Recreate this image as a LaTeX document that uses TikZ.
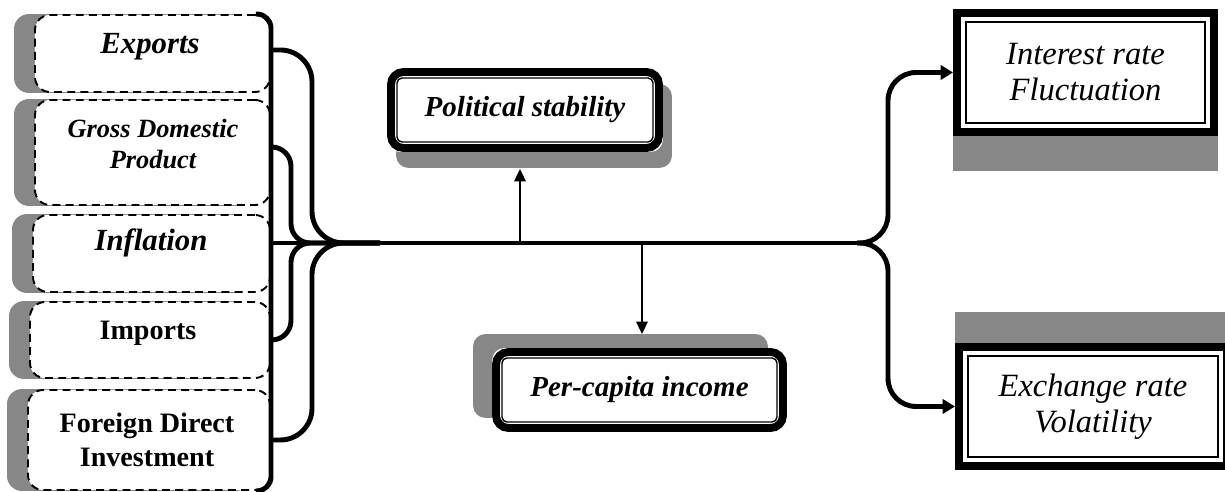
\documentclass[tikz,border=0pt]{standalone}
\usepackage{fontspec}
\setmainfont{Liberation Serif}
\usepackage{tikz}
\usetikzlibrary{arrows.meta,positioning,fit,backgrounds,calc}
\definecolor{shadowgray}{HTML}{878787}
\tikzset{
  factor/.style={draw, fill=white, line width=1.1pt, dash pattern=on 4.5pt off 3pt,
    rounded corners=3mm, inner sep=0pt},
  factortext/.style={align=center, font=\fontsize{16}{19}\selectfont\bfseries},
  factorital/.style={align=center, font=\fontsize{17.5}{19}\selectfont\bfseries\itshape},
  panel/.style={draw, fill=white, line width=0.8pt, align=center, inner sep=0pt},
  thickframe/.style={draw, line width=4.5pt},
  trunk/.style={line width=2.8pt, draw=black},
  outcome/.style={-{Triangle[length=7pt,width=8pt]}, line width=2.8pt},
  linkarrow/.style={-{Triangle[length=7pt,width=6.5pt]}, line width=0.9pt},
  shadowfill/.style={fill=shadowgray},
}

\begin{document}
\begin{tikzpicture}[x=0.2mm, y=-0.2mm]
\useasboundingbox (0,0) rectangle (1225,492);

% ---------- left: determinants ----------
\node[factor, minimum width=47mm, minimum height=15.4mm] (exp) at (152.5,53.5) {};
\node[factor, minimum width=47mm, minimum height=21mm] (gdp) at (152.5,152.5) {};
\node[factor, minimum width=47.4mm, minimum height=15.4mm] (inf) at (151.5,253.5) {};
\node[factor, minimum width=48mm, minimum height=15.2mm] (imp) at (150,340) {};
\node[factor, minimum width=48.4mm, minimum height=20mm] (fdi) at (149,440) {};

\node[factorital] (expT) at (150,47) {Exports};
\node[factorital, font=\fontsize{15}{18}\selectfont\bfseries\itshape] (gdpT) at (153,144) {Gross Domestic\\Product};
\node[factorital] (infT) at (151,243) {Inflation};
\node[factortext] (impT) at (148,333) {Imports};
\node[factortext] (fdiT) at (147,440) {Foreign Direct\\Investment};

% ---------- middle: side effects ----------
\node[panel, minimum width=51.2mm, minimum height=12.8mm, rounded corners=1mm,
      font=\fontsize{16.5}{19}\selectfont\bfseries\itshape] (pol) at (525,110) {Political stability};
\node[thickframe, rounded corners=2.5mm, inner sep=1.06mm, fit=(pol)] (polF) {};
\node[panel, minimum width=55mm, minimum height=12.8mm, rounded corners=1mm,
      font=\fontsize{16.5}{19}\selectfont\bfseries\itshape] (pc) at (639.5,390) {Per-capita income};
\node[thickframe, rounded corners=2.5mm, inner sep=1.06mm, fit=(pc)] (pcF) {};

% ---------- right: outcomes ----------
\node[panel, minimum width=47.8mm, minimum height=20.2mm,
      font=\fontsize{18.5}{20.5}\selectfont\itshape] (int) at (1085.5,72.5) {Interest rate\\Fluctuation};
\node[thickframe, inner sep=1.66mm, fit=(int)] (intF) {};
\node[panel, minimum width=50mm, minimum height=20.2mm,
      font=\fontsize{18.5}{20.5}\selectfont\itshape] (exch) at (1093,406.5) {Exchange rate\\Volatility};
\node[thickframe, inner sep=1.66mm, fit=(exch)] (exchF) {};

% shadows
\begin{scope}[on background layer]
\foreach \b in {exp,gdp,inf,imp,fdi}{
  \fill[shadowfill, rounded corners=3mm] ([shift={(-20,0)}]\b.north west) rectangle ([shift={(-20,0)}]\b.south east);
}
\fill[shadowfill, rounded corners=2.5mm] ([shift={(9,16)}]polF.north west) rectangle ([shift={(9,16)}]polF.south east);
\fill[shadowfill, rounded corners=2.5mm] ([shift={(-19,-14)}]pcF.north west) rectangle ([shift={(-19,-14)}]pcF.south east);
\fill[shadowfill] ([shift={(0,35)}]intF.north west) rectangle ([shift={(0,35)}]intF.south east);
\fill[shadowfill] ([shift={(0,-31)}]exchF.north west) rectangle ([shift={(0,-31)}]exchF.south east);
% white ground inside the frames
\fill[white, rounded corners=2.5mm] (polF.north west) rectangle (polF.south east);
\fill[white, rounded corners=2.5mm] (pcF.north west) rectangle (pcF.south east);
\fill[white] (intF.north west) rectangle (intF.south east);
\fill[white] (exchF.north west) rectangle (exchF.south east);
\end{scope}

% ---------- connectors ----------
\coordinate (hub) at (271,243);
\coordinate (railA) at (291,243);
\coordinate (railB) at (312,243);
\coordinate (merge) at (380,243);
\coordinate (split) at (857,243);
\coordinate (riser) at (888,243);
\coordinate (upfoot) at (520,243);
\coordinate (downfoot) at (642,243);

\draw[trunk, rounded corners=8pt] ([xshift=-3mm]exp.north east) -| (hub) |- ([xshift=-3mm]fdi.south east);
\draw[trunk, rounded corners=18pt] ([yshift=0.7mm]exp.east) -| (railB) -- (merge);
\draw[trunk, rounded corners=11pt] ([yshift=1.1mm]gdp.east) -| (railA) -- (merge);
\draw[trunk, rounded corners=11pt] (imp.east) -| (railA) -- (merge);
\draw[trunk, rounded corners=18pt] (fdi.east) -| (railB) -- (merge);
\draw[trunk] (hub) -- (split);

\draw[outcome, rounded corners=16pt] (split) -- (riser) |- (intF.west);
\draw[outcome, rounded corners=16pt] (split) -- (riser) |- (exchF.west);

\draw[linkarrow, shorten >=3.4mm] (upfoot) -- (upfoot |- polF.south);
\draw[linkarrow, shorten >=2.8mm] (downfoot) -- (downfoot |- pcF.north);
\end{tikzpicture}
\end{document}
----
**Given problem**. Copy out every line of the material above exactly, skipping the pictures.

**The solution**.
Recreate this image as a LaTeX document that uses TikZ.
\documentclass[tikz,border=0pt]{standalone}
\usepackage{fontspec}
\setmainfont{Liberation Serif}
\usepackage{tikz}
\usetikzlibrary{arrows.meta,positioning,fit,backgrounds,calc}
\definecolor{shadowgray}{HTML}{878787}
\tikzset{
  factor/.style={draw, fill=white, line width=1.1pt, dash pattern=on 4.5pt off 3pt,
    rounded corners=3mm, inner sep=0pt},
  factortext/.style={align=center, font=\fontsize{16}{19}\selectfont\bfseries},
  factorital/.style={align=center, font=\fontsize{17.5}{19}\selectfont\bfseries\itshape},
  panel/.style={draw, fill=white, line width=0.8pt, align=center, inner sep=0pt},
  thickframe/.style={draw, line width=4.5pt},
  trunk/.style={line width=2.8pt, draw=black},
  outcome/.style={-{Triangle[length=7pt,width=8pt]}, line width=2.8pt},
  linkarrow/.style={-{Triangle[length=7pt,width=6.5pt]}, line width=0.9pt},
  shadowfill/.style={fill=shadowgray},
}

\begin{document}
\begin{tikzpicture}[x=0.2mm, y=-0.2mm]
\useasboundingbox (0,0) rectangle (1225,492);

% ---------- left: determinants ----------
\node[factor, minimum width=47mm, minimum height=15.4mm] (exp) at (152.5,53.5) {};
\node[factor, minimum width=47mm, minimum height=21mm] (gdp) at (152.5,152.5) {};
\node[factor, minimum width=47.4mm, minimum height=15.4mm] (inf) at (151.5,253.5) {};
\node[factor, minimum width=48mm, minimum height=15.2mm] (imp) at (150,340) {};
\node[factor, minimum width=48.4mm, minimum height=20mm] (fdi) at (149,440) {};

\node[factorital] (expT) at (150,47) {Exports};
\node[factorital, font=\fontsize{15}{18}\selectfont\bfseries\itshape] (gdpT) at (153,144) {Gross Domestic\\Product};
\node[factorital] (infT) at (151,243) {Inflation};
\node[factortext] (impT) at (148,333) {Imports};
\node[factortext] (fdiT) at (147,440) {Foreign Direct\\Investment};

% ---------- middle: side effects ----------
\node[panel, minimum width=51.2mm, minimum height=12.8mm, rounded corners=1mm,
      font=\fontsize{16.5}{19}\selectfont\bfseries\itshape] (pol) at (525,110) {Political stability};
\node[thickframe, rounded corners=2.5mm, inner sep=1.06mm, fit=(pol)] (polF) {};
\node[panel, minimum width=55mm, minimum height=12.8mm, rounded corners=1mm,
      font=\fontsize{16.5}{19}\selectfont\bfseries\itshape] (pc) at (639.5,390) {Per-capita income};
\node[thickframe, rounded corners=2.5mm, inner sep=1.06mm, fit=(pc)] (pcF) {};

% ---------- right: outcomes ----------
\node[panel, minimum width=47.8mm, minimum height=20.2mm,
      font=\fontsize{18.5}{20.5}\selectfont\itshape] (int) at (1085.5,72.5) {Interest rate\\Fluctuation};
\node[thickframe, inner sep=1.66mm, fit=(int)] (intF) {};
\node[panel, minimum width=50mm, minimum height=20.2mm,
      font=\fontsize{18.5}{20.5}\selectfont\itshape] (exch) at (1093,406.5) {Exchange rate\\Volatility};
\node[thickframe, inner sep=1.66mm, fit=(exch)] (exchF) {};

% shadows
\begin{scope}[on background layer]
\foreach \b in {exp,gdp,inf,imp,fdi}{
  \fill[shadowfill, rounded corners=3mm] ([shift={(-20,0)}]\b.north west) rectangle ([shift={(-20,0)}]\b.south east);
}
\fill[shadowfill, rounded corners=2.5mm] ([shift={(9,16)}]polF.north west) rectangle ([shift={(9,16)}]polF.south east);
\fill[shadowfill, rounded corners=2.5mm] ([shift={(-19,-14)}]pcF.north west) rectangle ([shift={(-19,-14)}]pcF.south east);
\fill[shadowfill] ([shift={(0,35)}]intF.north west) rectangle ([shift={(0,35)}]intF.south east);
\fill[shadowfill] ([shift={(0,-31)}]exchF.north west) rectangle ([shift={(0,-31)}]exchF.south east);
% white ground inside the frames
\fill[white, rounded corners=2.5mm] (polF.north west) rectangle (polF.south east);
\fill[white, rounded corners=2.5mm] (pcF.north west) rectangle (pcF.south east);
\fill[white] (intF.north west) rectangle (intF.south east);
\fill[white] (exchF.north west) rectangle (exchF.south east);
\end{scope}

% ---------- connectors ----------
\coordinate (hub) at (271,243);
\coordinate (railA) at (291,243);
\coordinate (railB) at (312,243);
\coordinate (merge) at (380,243);
\coordinate (split) at (857,243);
\coordinate (riser) at (888,243);
\coordinate (upfoot) at (520,243);
\coordinate (downfoot) at (642,243);

\draw[trunk, rounded corners=8pt] ([xshift=-3mm]exp.north east) -| (hub) |- ([xshift=-3mm]fdi.south east);
\draw[trunk, rounded corners=18pt] ([yshift=0.7mm]exp.east) -| (railB) -- (merge);
\draw[trunk, rounded corners=11pt] ([yshift=1.1mm]gdp.east) -| (railA) -- (merge);
\draw[trunk, rounded corners=11pt] (imp.east) -| (railA) -- (merge);
\draw[trunk, rounded corners=18pt] (fdi.east) -| (railB) -- (merge);
\draw[trunk] (hub) -- (split);

\draw[outcome, rounded corners=16pt] (split) -- (riser) |- (intF.west);
\draw[outcome, rounded corners=16pt] (split) -- (riser) |- (exchF.west);

\draw[linkarrow, shorten >=3.4mm] (upfoot) -- (upfoot |- polF.south);
\draw[linkarrow, shorten >=2.8mm] (downfoot) -- (downfoot |- pcF.north);
\end{tikzpicture}
\end{document}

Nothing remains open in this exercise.